P4300, Data Protector and vSphere Integration - how to create P4000 snapshot prior to backup?

Hello!

 

We use a P4300 and VMware vSphere along with HP Data Protector 6.20 and the new DP Virtual Environment Integration.

 

After the installation of our P4300 we had severe problems with the storage system, which were caused by presenting the VMFS LUNs to our Windows 2008 R2 backup server. HP Support advised not to present the original VMFS volumes for san-based backups but to use P4000 Snapshots and present them instead.
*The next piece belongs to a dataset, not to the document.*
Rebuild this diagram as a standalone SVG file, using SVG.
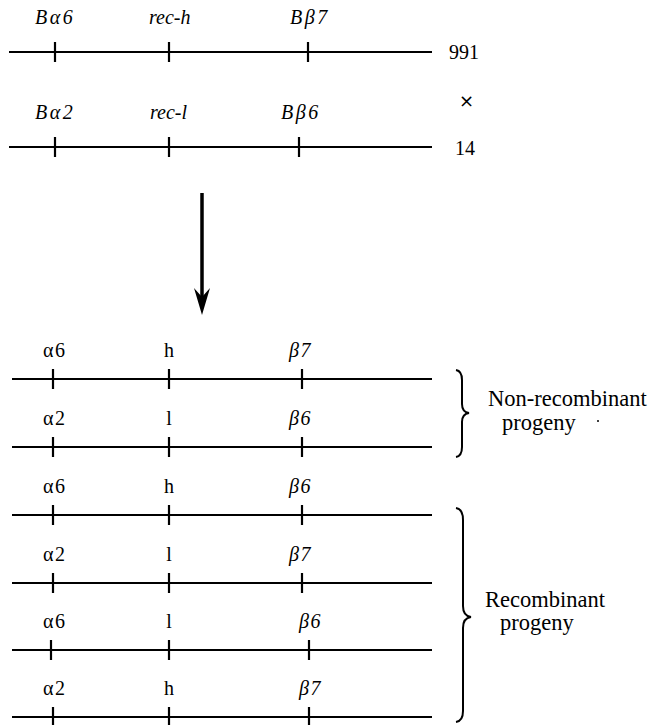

The original LUNs should be presented solely to VMware ESXi hosts.

 

As far as i understand the Data Protector Virtual Environment integration it sends a request to create a snapshot of the virtual machines (at VMFS level - not P4000 level) to vCenter after the start of the backup job. Then it searches for the SAN volume and starts copying data blocks to the backup device.

 

I'm now looking for a way to call a script which snapshots the volume at P4000 level and presents it to the windows backup hosts exactly between those above mentioned actions. Is this possible?

 

Thank you in anticipation!

 

Best Regards,

christian

 

2 REPLIES 2
RonsDavis
Frequent Advisor

Re: P4300, Data Protector and vSphere Integration - how to create P4000 snapshot prior to backup?

I have had good luck using scripts I picked up at this blog, http://www.dasblinkenlichten.com/?p=108

This uses the CLiQ interface to snap, and assign the snapshots. I haven't used DP, but I assume you can call a script with it.

 

Christian Reiter
Frequent Advisor

Re: P4300, Data Protector and vSphere Integration - how to create P4000 snapshot prior to backup?

Well, the point where I can call scripts of such a type is exactly what I am looking for.

As far as I can see, Data Protector assumes that the volume is available to the OS from the very beginning of the backup session. This is of course not easy to achieve when VMFS-level snapshots created by the session itself ought to be used.